--- START Material provided ---
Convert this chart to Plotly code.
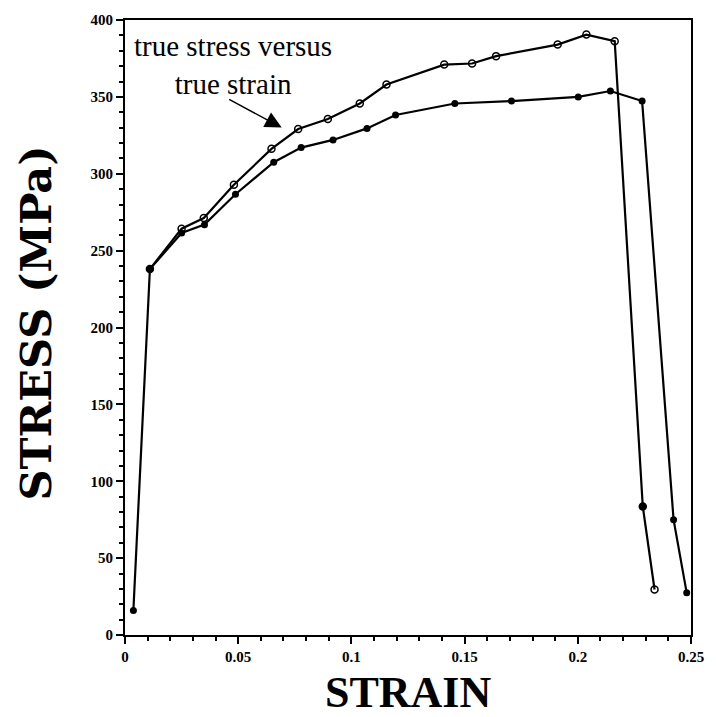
import plotly.graph_objects as go

# true stress vs true strain (open circles)
true_strain = [0.011, 0.025, 0.0348, 0.0481, 0.0647, 0.0765, 0.0896, 0.1037, 0.1155,
               0.141, 0.1533, 0.1639, 0.1911, 0.2038, 0.2163, 0.2287, 0.2339]
true_stress = [238, 264.3, 271.2, 292.8, 316.2, 329.1, 335.6, 345.7, 358,
               371, 371.7, 376.5, 384, 390.5, 386.2, 83.6, 29.6]

# engineering stress vs strain (filled circles)
eng_strain = [0.0037, 0.011, 0.025, 0.0351, 0.0488, 0.0657, 0.0778, 0.0919, 0.1069,
              0.1195, 0.1457, 0.1707, 0.2002, 0.2144, 0.2284, 0.2423, 0.2481]
eng_stress = [16, 238, 261.5, 266.9, 286.7, 307.5, 317, 322, 329.5,
              338.2, 345.7, 347.3, 350, 353.8, 347.3, 75, 27.4]

x_ticks = [0, 0.05, 0.1, 0.15, 0.2, 0.25]
x_ticklabels = ["0", "0.05", "0.1", "0.15", "0.2", "0.25"]
y_ticks = [0, 50, 100, 150, 200, 250, 300, 350, 400]

x_title = "STRAIN"
y_title = "STRESS (MPa)"
annot_text = "true stress versus<br>true strain"

true_symbols = ["circle-open"] * len(true_strain)
true_symbols[15] = "circle"

fig = go.Figure()
fig.add_trace(go.Scatter(
    x=true_strain, y=true_stress, mode="lines+markers",
    line=dict(color="black", width=2.2),
    marker=dict(symbol=true_symbols, size=7, color="black", line=dict(color="black", width=1.5)),
    showlegend=False, cliponaxis=False))
fig.add_trace(go.Scatter(
    x=eng_strain, y=eng_stress, mode="lines+markers",
    line=dict(color="black", width=2.2),
    marker=dict(symbol="circle", size=7, color="black"),
    showlegend=False, cliponaxis=False))

tickfont = dict(family="Liberation Serif", size=15, color="black", weight="bold")

fig.update_layout(
    width=716, height=717,
    margin=dict(l=125, r=16, t=17, b=82),
    paper_bgcolor="white", plot_bgcolor="white",
    xaxis=dict(range=[0, 0.25], tickvals=x_ticks, ticktext=x_ticklabels,
               showline=True, linecolor="black", linewidth=2, mirror=True,
               ticks="outside", ticklen=7, tickwidth=2, tickcolor="black",
               minor=dict(dtick=0.01, tick0=0, ticks="outside", ticklen=4, tickwidth=1.5, tickcolor="black"),
               showgrid=False, zeroline=False, tickfont=tickfont),
    yaxis=dict(range=[0, 400], tickvals=y_ticks,
               showline=True, linecolor="black", linewidth=2, mirror=True,
               ticks="outside", ticklen=7, tickwidth=2, tickcolor="black",
               minor=dict(dtick=10, tick0=0, ticks="outside", ticklen=4, tickwidth=1.5, tickcolor="black"),
               showgrid=False, zeroline=False, tickfont=tickfont),
)

# axis titles
fig.add_annotation(x=0.5, y=0, xref="paper", yref="paper", text=x_title,
                   showarrow=False, xanchor="center", yanchor="middle", yshift=-57,
                   font=dict(family="Liberation Serif", size=44, color="black", weight="bold"))
fig.add_annotation(x=0, y=0.5, xref="paper", yref="paper", text=y_title, textangle=-90,
                   showarrow=False, xanchor="center", yanchor="middle", xshift=-90, yshift=4,
                   font=dict(family="DejaVu Serif", size=43, color="black", weight="bold"))

fig.add_annotation(x=0.0476, y=370.5, xref="x", yref="y", text=annot_text,
                   showarrow=False, xanchor="center", yanchor="middle", align="center",
                   font=dict(family="Liberation Serif", size=29, color="black"))
fig.add_annotation(x=0.0692, y=330, xref="x", yref="y", text="",
                   showarrow=True, arrowhead=2, arrowsize=2.2, arrowwidth=1.5,
                   arrowcolor="black", ax=-54, ay=-29)

fig.write_html("out.html")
--- END Material provided ---
_Direction_:
Strip out the pictures and quote the remaining data word for word.

_Exercise result_:
Convert this chart to Plotly code.
import plotly.graph_objects as go

# true stress vs true strain (open circles)
true_strain = [0.011, 0.025, 0.0348, 0.0481, 0.0647, 0.0765, 0.0896, 0.1037, 0.1155,
               0.141, 0.1533, 0.1639, 0.1911, 0.2038, 0.2163, 0.2287, 0.2339]
true_stress = [238, 264.3, 271.2, 292.8, 316.2, 329.1, 335.6, 345.7, 358,
               371, 371.7, 376.5, 384, 390.5, 386.2, 83.6, 29.6]

# engineering stress vs strain (filled circles)
eng_strain = [0.0037, 0.011, 0.025, 0.0351, 0.0488, 0.0657, 0.0778, 0.0919, 0.1069,
              0.1195, 0.1457, 0.1707, 0.2002, 0.2144, 0.2284, 0.2423, 0.2481]
eng_stress = [16, 238, 261.5, 266.9, 286.7, 307.5, 317, 322, 329.5,
              338.2, 345.7, 347.3, 350, 353.8, 347.3, 75, 27.4]

x_ticks = [0, 0.05, 0.1, 0.15, 0.2, 0.25]
x_ticklabels = ["0", "0.05", "0.1", "0.15", "0.2", "0.25"]
y_ticks = [0, 50, 100, 150, 200, 250, 300, 350, 400]

x_title = "STRAIN"
y_title = "STRESS (MPa)"
annot_text = "true stress versus<br>true strain"

true_symbols = ["circle-open"] * len(true_strain)
true_symbols[15] = "circle"

fig = go.Figure()
fig.add_trace(go.Scatter(
    x=true_strain, y=true_stress, mode="lines+markers",
    line=dict(color="black", width=2.2),
    marker=dict(symbol=true_symbols, size=7, color="black", line=dict(color="black", width=1.5)),
    showlegend=False, cliponaxis=False))
fig.add_trace(go.Scatter(
    x=eng_strain, y=eng_stress, mode="lines+markers",
    line=dict(color="black", width=2.2),
    marker=dict(symbol="circle", size=7, color="black"),
    showlegend=False, cliponaxis=False))

tickfont = dict(family="Liberation Serif", size=15, color="black", weight="bold")

fig.update_layout(
    width=716, height=717,
    margin=dict(l=125, r=16, t=17, b=82),
    paper_bgcolor="white", plot_bgcolor="white",
    xaxis=dict(range=[0, 0.25], tickvals=x_ticks, ticktext=x_ticklabels,
               showline=True, linecolor="black", linewidth=2, mirror=True,
               ticks="outside", ticklen=7, tickwidth=2, tickcolor="black",
               minor=dict(dtick=0.01, tick0=0, ticks="outside", ticklen=4, tickwidth=1.5, tickcolor="black"),
               showgrid=False, zeroline=False, tickfont=tickfont),
    yaxis=dict(range=[0, 400], tickvals=y_ticks,
               showline=True, linecolor="black", linewidth=2, mirror=True,
               ticks="outside", ticklen=7, tickwidth=2, tickcolor="black",
               minor=dict(dtick=10, tick0=0, ticks="outside", ticklen=4, tickwidth=1.5, tickcolor="black"),
               showgrid=False, zeroline=False, tickfont=tickfont),
)

# axis titles
fig.add_annotation(x=0.5, y=0, xref="paper", yref="paper", text=x_title,
                   showarrow=False, xanchor="center", yanchor="middle", yshift=-57,
                   font=dict(family="Liberation Serif", size=44, color="black", weight="bold"))
fig.add_annotation(x=0, y=0.5, xref="paper", yref="paper", text=y_title, textangle=-90,
                   showarrow=False, xanchor="center", yanchor="middle", xshift=-90, yshift=4,
                   font=dict(family="DejaVu Serif", size=43, color="black", weight="bold"))

fig.add_annotation(x=0.0476, y=370.5, xref="x", yref="y", text=annot_text,
                   showarrow=False, xanchor="center", yanchor="middle", align="center",
                   font=dict(family="Liberation Serif", size=29, color="black"))
fig.add_annotation(x=0.0692, y=330, xref="x", yref="y", text="",
                   showarrow=True, arrowhead=2, arrowsize=2.2, arrowwidth=1.5,
                   arrowcolor="black", ax=-54, ay=-29)

fig.write_html("out.html")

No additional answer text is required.